To mitigate this delay, the team came up with an ingenious solution: a delayed retry!
We calculated the average time needed for synchronization to complete. Whenever a diff was encountered, the code would wait a bit longer than the average before checking again. If the second check had the same result as the old service, we knew the diff was caused by data replication delay and it would be considered as a non-issue.
With this additional logic, we eliminated a whole class of errors needing to be investigated. This saved a huge amount of time!
Test harness = peace of mind
Tests, tests, tests! Get them to cover as many scenarios as possible, and run them as early and as often possible in the CI/CD pipeline. These tests catch violations early and give you peace of mind when your changes reach production. We used them as the litmus test for reaching feature parity with the legacy service. Many months after finalizing the migration, the test harness we created during the first phase continues to guard against broken access control vulnerabilities.
Did we hit our goals?
With our authorization service fully migrated, we looked back and reviewed each of the goals we set out to achieve:
The new service is now sitting in an ecosystem in which the majority of developers are comfortable making changes.

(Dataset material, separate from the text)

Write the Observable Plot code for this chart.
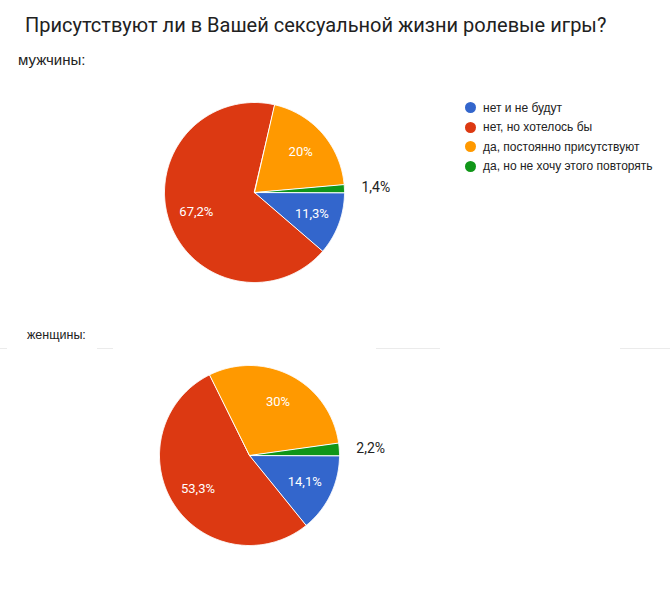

Automated tests in all environments ensure access control integrity is checked continuously. Alarms will sound if any violation is detected.
Now we have the details of each permission check in the logs allowing for a quick response in the case of any access control issues.
To sum it up: mission accomplished!
We laid a solid foundation to enable future changes to the authorization service and we completed a critical milestone which allowed the Organizations project to become a reality.
Last but not the least, the migration would not have been possible without countless colleagues contributing to the effort. All the brilliant ideas and thoughtful planning are the sole reason for our success. It was a long journey and a big shoutout to everyone on the team for carrying the migration to completion.